From the entries below, reproduce exactly the lines from the one with "Write a Python" through the one with "from bokeh.resources import INLINE", both included, without images.

■ **Given records**
▬▬▬▬▬▬

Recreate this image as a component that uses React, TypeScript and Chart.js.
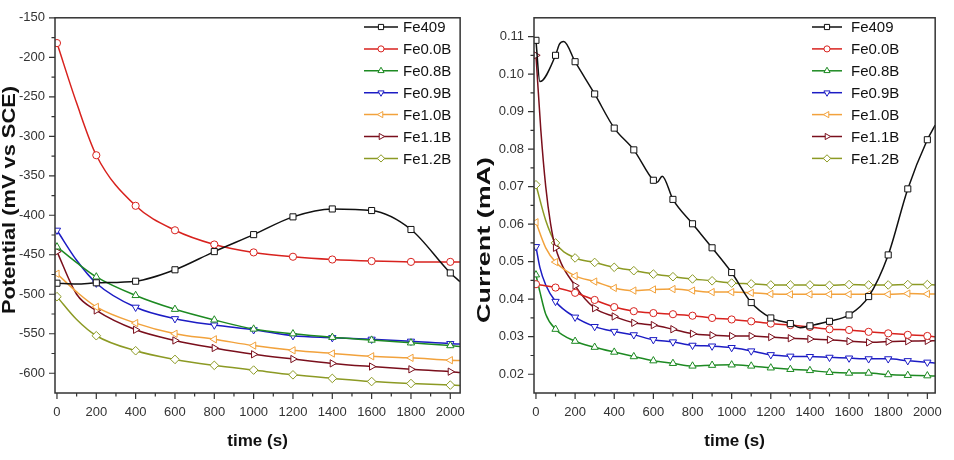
import React, { useEffect, useRef } from 'react';
import { Chart, registerables } from 'chart.js';

Chart.register(...registerables);
Chart.defaults.font.family = '"Liberation Sans", Arial, sans-serif';

// ---------- shared series info ----------
const NAMES = ['Fe409', 'Fe0.0B', 'Fe0.8B', 'Fe0.9B', 'Fe1.0B', 'Fe1.1B', 'Fe1.2B'];
const COLORS = ['#111111', '#d8221e', '#1d8a22', '#1c1cc4', '#f2a23c', '#7a0f1c', '#8c9a24'];
const STYLES = ['rect', 'circle', 'triangle', 'triangle', 'triangle', 'triangle', 'rectRot'];
const ROTATIONS = [0, 0, 0, 180, 270, 90, 0];
const RADII = [4.3, 3.6, 4.2, 4.2, 4.2, 4.2, 4.3];

// ---------- left panel: Potential (mV vs SCE) ----------
const POT_T = [0, 100, 200, 400, 600, 800, 1000, 1200, 1400, 1600, 1800, 2000, 2050];
const POT_FE409 = [-486, -487, -485.5, -483.5, -469, -446, -424.5, -402, -392, -394, -418, -473, -484];
const POT_FE00B = [-182, -258, -324, -388, -419, -437, -447, -452.5, -456, -458, -459, -459, -459];
const POT_FE08B = [-440, -460, -478, -501.5, -519, -532.5, -544, -550, -554.5, -558, -561.5, -565, -566];
const POT_FE09B = [-419, -457, -486, -516.5, -531, -539, -545, -552.5, -555, -557, -559.5, -562.5, -563];
const POT_FE10B = [-474, -497, -516, -536.5, -550, -557, -565, -571, -575, -578.5, -580.5, -583.5, -584];
const POT_FE11B = [-446, -500, -520.5, -545, -558.5, -568, -576, -582, -587.5, -591.5, -595, -598, -599];
const POT_FE12B = [-503, -532, -552.5, -571.5, -582.5, -590, -596, -602, -606.5, -610.5, -613, -615, -615.5];
const POT_X_TICKS = [0, 200, 400, 600, 800, 1000, 1200, 1400, 1600, 1800, 2000];
const POT_X_MINOR = [100, 300, 500, 700, 900, 1100, 1300, 1500, 1700, 1900];
const POT_Y_TICKS = [-600, -550, -500, -450, -400, -350, -300, -250, -200, -150];
const POT_Y_MINOR = [-575, -525, -475, -425, -375, -325, -275, -225, -175];

// ---------- right panel: Current (mA) ----------
const CUR_T = [0, 100, 200, 300, 400, 500, 600, 700, 800, 900, 1000, 1100, 1200, 1300, 1400, 1500, 1600, 1700, 1800, 1900, 2000, 2040];
const CUR_FE409_T = [0, 20, 100, 120, 142, 200, 300, 400, 500, 600, 620, 645, 700, 800, 900, 1000, 1100, 1200, 1300, 1350, 1400, 1500, 1600, 1700, 1800, 1900, 2000, 2040];
const CUR_FE409 = [0.109, 0.098, 0.105, 0.108, 0.1087, 0.1033, 0.0947, 0.0856, 0.0798, 0.0717, 0.0712, 0.0728, 0.0666, 0.0601, 0.0537, 0.0471, 0.0391, 0.035, 0.0335, 0.0324, 0.0329, 0.0341, 0.0358, 0.0407, 0.0518, 0.0694, 0.0825, 0.0864];
const CUR_FE00B = [0.044, 0.0431, 0.0417, 0.0398, 0.0379, 0.0368, 0.0363, 0.036, 0.0356, 0.035, 0.0346, 0.0341, 0.0335, 0.0331, 0.0326, 0.032, 0.0318, 0.0313, 0.0309, 0.0305, 0.0302, 0.03];
const CUR_FE08B = [0.0465, 0.032, 0.0288, 0.0272, 0.0259, 0.0247, 0.0236, 0.0229, 0.0222, 0.0224, 0.0225, 0.0222, 0.0217, 0.0213, 0.021, 0.0205, 0.0203, 0.0203, 0.0199, 0.0197, 0.0196, 0.0195];
const CUR_FE08B_EARLY_T = [20, 50];
const CUR_FE08B_EARLY = [0.042, 0.036];
const CUR_FE09B = [0.054, 0.0394, 0.0352, 0.0327, 0.0314, 0.0305, 0.0292, 0.0286, 0.0277, 0.0275, 0.0271, 0.0262, 0.0252, 0.0248, 0.0247, 0.0245, 0.0243, 0.0241, 0.0241, 0.0236, 0.0232, 0.023];
const CUR_FE09B_EARLY_T = [20, 50];
const CUR_FE09B_EARLY = [0.0485, 0.0438];
const CUR_FE10B = [0.0605, 0.0499, 0.0462, 0.0447, 0.043, 0.0423, 0.0426, 0.0427, 0.0423, 0.0419, 0.0419, 0.0417, 0.0414, 0.0413, 0.0413, 0.0413, 0.0413, 0.0413, 0.0413, 0.0415, 0.0414, 0.0414];
const CUR_FE10B_EARLY_T = [50];
const CUR_FE10B_EARLY = [0.0537];
const CUR_FE11B = [0.105, 0.0537, 0.0436, 0.0376, 0.0354, 0.0337, 0.0331, 0.032, 0.0308, 0.0304, 0.0302, 0.0302, 0.0299, 0.0296, 0.0294, 0.0292, 0.0288, 0.0285, 0.0287, 0.0288, 0.0289, 0.0289];
const CUR_FE11B_EARLY_T = [25, 50, 75];
const CUR_FE11B_EARLY = [0.085, 0.07, 0.06];
const CUR_FE12B = [0.0705, 0.055, 0.051, 0.0498, 0.0485, 0.0476, 0.0467, 0.046, 0.0454, 0.0449, 0.0443, 0.0441, 0.0438, 0.0438, 0.0438, 0.0437, 0.0439, 0.0438, 0.0438, 0.0439, 0.0439, 0.0438];
const CUR_FE12B_EARLY_T = [50];
const CUR_FE12B_EARLY = [0.061];
const CUR_X_TICKS = [0, 200, 400, 600, 800, 1000, 1200, 1400, 1600, 1800, 2000];
const CUR_X_MINOR = [100, 300, 500, 700, 900, 1100, 1300, 1500, 1700, 1900];
const CUR_Y_TICKS = [0.02, 0.03, 0.04, 0.05, 0.06, 0.07, 0.08, 0.09, 0.1, 0.11];
const CUR_Y_MINOR = [0.025, 0.035, 0.045, 0.055, 0.065, 0.075, 0.085, 0.095, 0.105];

type Pt = { x: number; y: number };
function pts(t: number[], v: number[], et: number[] = [], ev: number[] = []): Pt[] {
  const a = t.map((x, i) => ({ x, y: v[i] }));
  const b = et.map((x, i) => ({ x, y: ev[i] }));
  return a.concat(b).sort((p, q) => p.x - q.x);
}

interface PanelCfg {
  series: Pt[][];
  xMin: number; xMax: number; yMin: number; yMax: number;
  xTicks: number[]; xMinor: number[]; yTicks: number[]; yMinor: number[];
  every: number;
  yFmt: (v: number) => string;
  axisWidth: number;
  yTitle: string; yTitleCx: number; yTitleCy: number; yTitleLen: number;
  legLine: [number, number]; legMarker: number; legText: number;
}

const POT_CFG: PanelCfg = {
  series: [
    pts(POT_T, POT_FE409), pts(POT_T, POT_FE00B), pts(POT_T, POT_FE08B), pts(POT_T, POT_FE09B),
    pts(POT_T, POT_FE10B), pts(POT_T, POT_FE11B), pts(POT_T, POT_FE12B),
  ],
  xMin: -10, xMax: 2050, yMin: -625, yMax: -150,
  xTicks: POT_X_TICKS, xMinor: POT_X_MINOR, yTicks: POT_Y_TICKS, yMinor: POT_Y_MINOR,
  every: 200,
  yFmt: (v) => String(v),
  axisWidth: 55,
  yTitle: 'Potential (mV vs SCE)', yTitleCx: 9, yTitleCy: 200, yTitleLen: 228,
  legLine: [364, 398], legMarker: 381, legText: 403,
};

const CUR_CFG: PanelCfg = {
  series: [
    pts(CUR_FE409_T, CUR_FE409),
    pts(CUR_T, CUR_FE00B),
    pts(CUR_T, CUR_FE08B, CUR_FE08B_EARLY_T, CUR_FE08B_EARLY),
    pts(CUR_T, CUR_FE09B, CUR_FE09B_EARLY_T, CUR_FE09B_EARLY),
    pts(CUR_T, CUR_FE10B, CUR_FE10B_EARLY_T, CUR_FE10B_EARLY),
    pts(CUR_T, CUR_FE11B, CUR_FE11B_EARLY_T, CUR_FE11B_EARLY),
    pts(CUR_T, CUR_FE12B, CUR_FE12B_EARLY_T, CUR_FE12B_EARLY),
  ],
  xMin: -10, xMax: 2040, yMin: 0.015, yMax: 0.115,
  xTicks: CUR_X_TICKS, xMinor: CUR_X_MINOR, yTicks: CUR_Y_TICKS, yMinor: CUR_Y_MINOR,
  every: 100,
  yFmt: (v) => v.toFixed(2),
  axisWidth: 57,
  yTitle: 'Current (mA)', yTitleCx: 7, yTitleCy: 240, yTitleLen: 166,
  legLine: [335, 365], legMarker: 350, legText: 374,
};

function drawMarker(ctx: CanvasRenderingContext2D, style: string, rot: number, x: number, y: number, r: number) {
  ctx.beginPath();
  if (style === 'circle') {
    ctx.arc(x, y, r, 0, Math.PI * 2);
  } else if (style === 'rect') {
    const s = r * Math.SQRT1_2;
    ctx.rect(x - s, y - s, 2 * s, 2 * s);
  } else if (style === 'rectRot') {
    ctx.moveTo(x, y - r); ctx.lineTo(x + r, y); ctx.lineTo(x, y + r); ctx.lineTo(x - r, y); ctx.closePath();
  } else {
    let a = (rot * Math.PI) / 180;
    ctx.moveTo(x + Math.sin(a) * r, y - Math.cos(a) * r);
    a += (2 * Math.PI) / 3;
    ctx.lineTo(x + Math.sin(a) * r, y - Math.cos(a) * r);
    a += (2 * Math.PI) / 3;
    ctx.lineTo(x + Math.sin(a) * r, y - Math.cos(a) * r);
    ctx.closePath();
  }
  ctx.fillStyle = '#ffffff';
  ctx.fill();
  ctx.stroke();
}

function makeDecor(cfg: PanelCfg) {
  return {
    id: 'decor',
    afterDraw(chart: any) {
      const ctx: CanvasRenderingContext2D = chart.ctx;
      const { left, right, top, bottom } = chart.chartArea;
      const xs = chart.scales.x;
      const ys = chart.scales.y;
      ctx.save();
      // frame
      ctx.strokeStyle = '#333333';
      ctx.lineWidth = 1.5;
      ctx.strokeRect(left, top, right - left, bottom - top);
      // ticks
      ctx.lineWidth = 1.2;
      ctx.beginPath();
      for (const v of cfg.xTicks) { const p = xs.getPixelForValue(v); ctx.moveTo(p, bottom); ctx.lineTo(p, bottom + 6); }
      for (const v of cfg.xMinor) { const p = xs.getPixelForValue(v); ctx.moveTo(p, bottom); ctx.lineTo(p, bottom + 3.5); }
      for (const v of cfg.yTicks) { const p = ys.getPixelForValue(v); ctx.moveTo(left, p); ctx.lineTo(left - 6, p); }
      for (const v of cfg.yMinor) { const p = ys.getPixelForValue(v); ctx.moveTo(left, p); ctx.lineTo(left - 3.5, p); }
      ctx.stroke();
      // legend
      ctx.font = '15px "Liberation Sans", Arial, sans-serif';
      ctx.textBaseline = 'middle';
      ctx.textAlign = 'left';
      for (let i = 0; i < NAMES.length; i++) {
        const y = 27 + i * 21.9;
        ctx.strokeStyle = COLORS[i];
        ctx.lineWidth = 1.5;
        ctx.beginPath();
        ctx.moveTo(cfg.legLine[0], y); ctx.lineTo(cfg.legLine[1], y);
        ctx.stroke();
        ctx.lineWidth = 1;
        drawMarker(ctx, STYLES[i], ROTATIONS[i], cfg.legMarker, y, RADII[i] * 0.85);
        ctx.fillStyle = '#111111';
        ctx.fillText(NAMES[i], cfg.legText, y + 1);
      }
      // x title
      ctx.font = 'bold 17px "Liberation Sans", Arial, sans-serif';
      ctx.textAlign = 'center';
      ctx.fillStyle = '#111111';
      ctx.fillText('time (s)', (left + right) / 2, 441);
      // y title (rotated)
      ctx.font = 'bold 19px "Liberation Sans", Arial, sans-serif';
      const w = ctx.measureText(cfg.yTitle).width;
      ctx.translate(cfg.yTitleCx, cfg.yTitleCy);
      ctx.rotate(-Math.PI / 2);
      ctx.scale(cfg.yTitleLen / w, 1);
      ctx.fillText(cfg.yTitle, 0, 1);
      ctx.restore();
    },
  };
}

function buildConfig(cfg: PanelCfg): any {
  return {
    type: 'line',
    data: {
      datasets: cfg.series.map((data, i) => ({
        label: NAMES[i],
        data,
        borderColor: COLORS[i],
        borderWidth: 1.5,
        pointStyle: STYLES[i],
        pointRotation: ROTATIONS[i],
        pointRadius: (c: any) => (c.raw && c.raw.x % cfg.every === 0 && c.raw.x <= 2000 ? RADII[i] : 0),
        pointBackgroundColor: '#ffffff',
        pointBorderColor: COLORS[i],
        pointBorderWidth: 1,
        cubicInterpolationMode: 'monotone',
        fill: false,
      })),
    },
    options: {
      animation: false,
      responsive: false,
      maintainAspectRatio: false,
      events: [],
      layout: { padding: { top: 10, right: 10, left: 0, bottom: 0 } },
      plugins: { legend: { display: false }, tooltip: { enabled: false } },
      scales: {
        x: {
          type: 'linear',
          min: cfg.xMin,
          max: cfg.xMax,
          afterBuildTicks: (s: any) => { s.ticks = cfg.xTicks.map((value) => ({ value })); },
          afterFit: (s: any) => { s.height = 67; },
          grid: { display: false, drawTicks: false },
          border: { display: false },
          ticks: { padding: 12, color: '#333333', font: { size: 13 }, maxRotation: 0, autoSkip: false, callback: (v: any) => String(Math.round(Number(v))) },
        },
        y: {
          type: 'linear',
          min: cfg.yMin,
          max: cfg.yMax,
          afterBuildTicks: (s: any) => { s.ticks = cfg.yTicks.map((value) => ({ value })); },
          afterFit: (s: any) => { s.width = cfg.axisWidth; },
          grid: { display: false, drawTicks: false },
          border: { display: false },
          ticks: { padding: 10, color: '#333333', font: { size: 13 }, autoSkip: false, callback: (v: any) => cfg.yFmt(Number(v)) },
        },
      },
    },
    plugins: [makeDecor(cfg)],
  };
}

function Panel({ cfg, left }: { cfg: PanelCfg; left: number }) {
  const ref = useRef<HTMLCanvasElement>(null);
  useEffect(() => {
    const chart = new Chart(ref.current as HTMLCanvasElement, buildConfig(cfg));
    return () => chart.destroy();
  }, [cfg]);
  return (
    <canvas
      ref={ref}
      width={477}
      height={460}
      style={{ position: 'absolute', left, top: 0, width: 477, height: 460 }}
    />
  );
}

export default function App() {
  return (
    <div style={{ position: 'fixed', left: 0, top: 0, width: 954, height: 460, background: '#ffffff', overflow: 'hidden' }}>
      <Panel cfg={POT_CFG} left={0} />
      <Panel cfg={CUR_CFG} left={477} />
    </div>
  );
}
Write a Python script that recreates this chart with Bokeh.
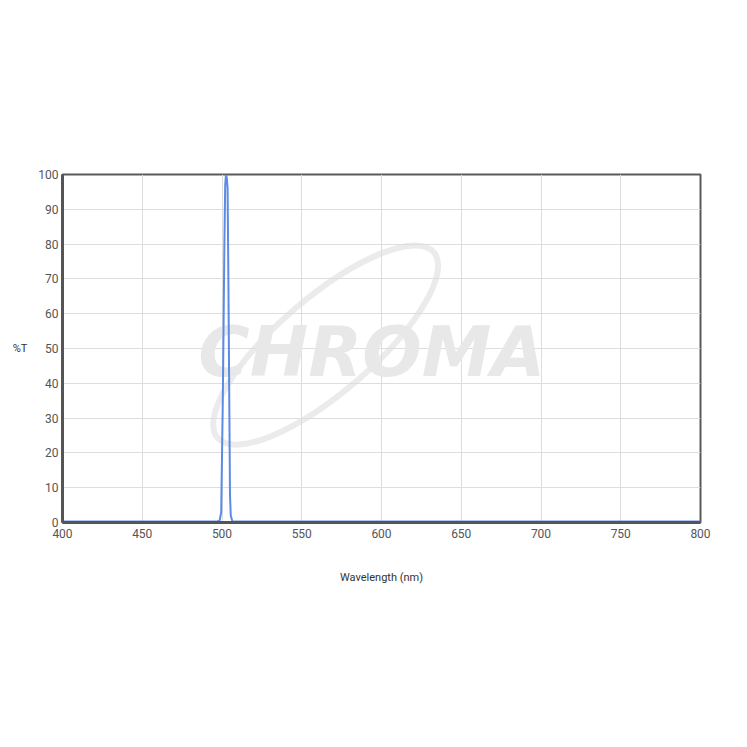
from bokeh.plotting import figure
from bokeh.models import FixedTicker, Range1d, Label
from bokeh.embed import file_html
from bokeh.resources import INLINE

# Transmission spectrum
wavelength = [400, 450, 490, 497, 498.5, 499.5, 500.5, 501.5, 502, 502.5, 503, 503.5, 504, 505, 505.5, 506.5, 520, 600, 700, 800]
transmission = [0.3, 0.3, 0.3, 0.3, 0.5, 3, 35, 80, 97, 100, 99, 96, 70, 8, 2, 0.3, 0.3, 0.3, 0.3, 0.3]

x_ticks = [400, 450, 500, 550, 600, 650, 700, 750, 800]
y_ticks = [0, 10, 20, 30, 40, 50, 60, 70, 80, 90, 100]

FONT = "Roboto"

p = figure(width=731, height=731, output_backend="svg", toolbar_location=None,
           x_range=Range1d(400, 800), y_range=Range1d(0, 100),
           min_border_left=62, min_border_right=31, min_border_top=174, min_border_bottom=209)
p.background_fill_color = "white"
p.border_fill_color = "white"
p.outline_line_color = "#5a5a5a"
p.outline_line_width = 2

# Watermark
p.ellipse(x=[565], y=[51], width=285, height=95, angle=0.71,
          width_units="screen", height_units="screen",
          fill_color=None, line_color="#ebebeb", line_width=6, level="underlay")
wm = Label(x=594, y=49, text="CHROMA", text_font="DejaVu Sans", text_font_size="70px",
           text_font_style="bold italic", text_color="#e8e8e8", text_align="center",
           text_baseline="middle", level="underlay")
p.add_layout(wm)

p.line(wavelength, transmission, line_color="#5b8be6", line_width=2)

p.xaxis.ticker = FixedTicker(ticks=x_ticks)
p.yaxis.ticker = FixedTicker(ticks=y_ticks)
for ax in (p.xaxis, p.yaxis):
    ax.axis_line_color = "#555555"
    ax.axis_line_width = 3
    ax.major_tick_line_color = None
    ax.minor_tick_line_color = None
    ax.major_tick_out = 0
    ax.major_tick_in = 0
    ax.major_label_text_font = FONT
    ax.major_label_text_font_size = "12px"
    ax.major_label_text_color = "#555555"
    ax.axis_label_text_font = FONT
    ax.axis_label_text_font_size = "11px"
    ax.axis_label_text_font_style = "normal"
    ax.axis_label_text_color = "#333333"

p.xaxis.axis_label = "Wavelength (nm)"
p.xaxis.major_label_standoff = 6
p.xaxis.axis_label_standoff = 30
p.yaxis.axis_label = "%T"
p.yaxis.axis_label_orientation = "horizontal"
p.yaxis.major_label_standoff = 4
p.yaxis.axis_label_standoff = 8

p.xgrid.grid_line_color = "#dddddd"
p.ygrid.grid_line_color = "#dddddd"
p.xgrid.grid_line_width = 1
p.ygrid.grid_line_width = 1

open("out.html", "w").write(file_html(p, INLINE))
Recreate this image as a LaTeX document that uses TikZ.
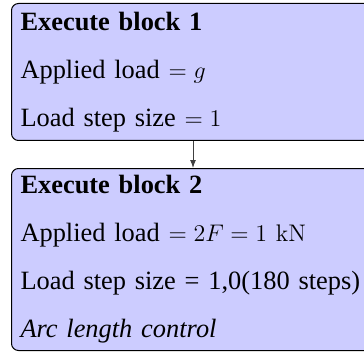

▬▬▬▬▬▬

■ **The output**
Write a Python script that recreates this chart with Bokeh.
from bokeh.plotting import figure
from bokeh.models import FixedTicker, Range1d, Label
from bokeh.embed import file_html
from bokeh.resources import INLINE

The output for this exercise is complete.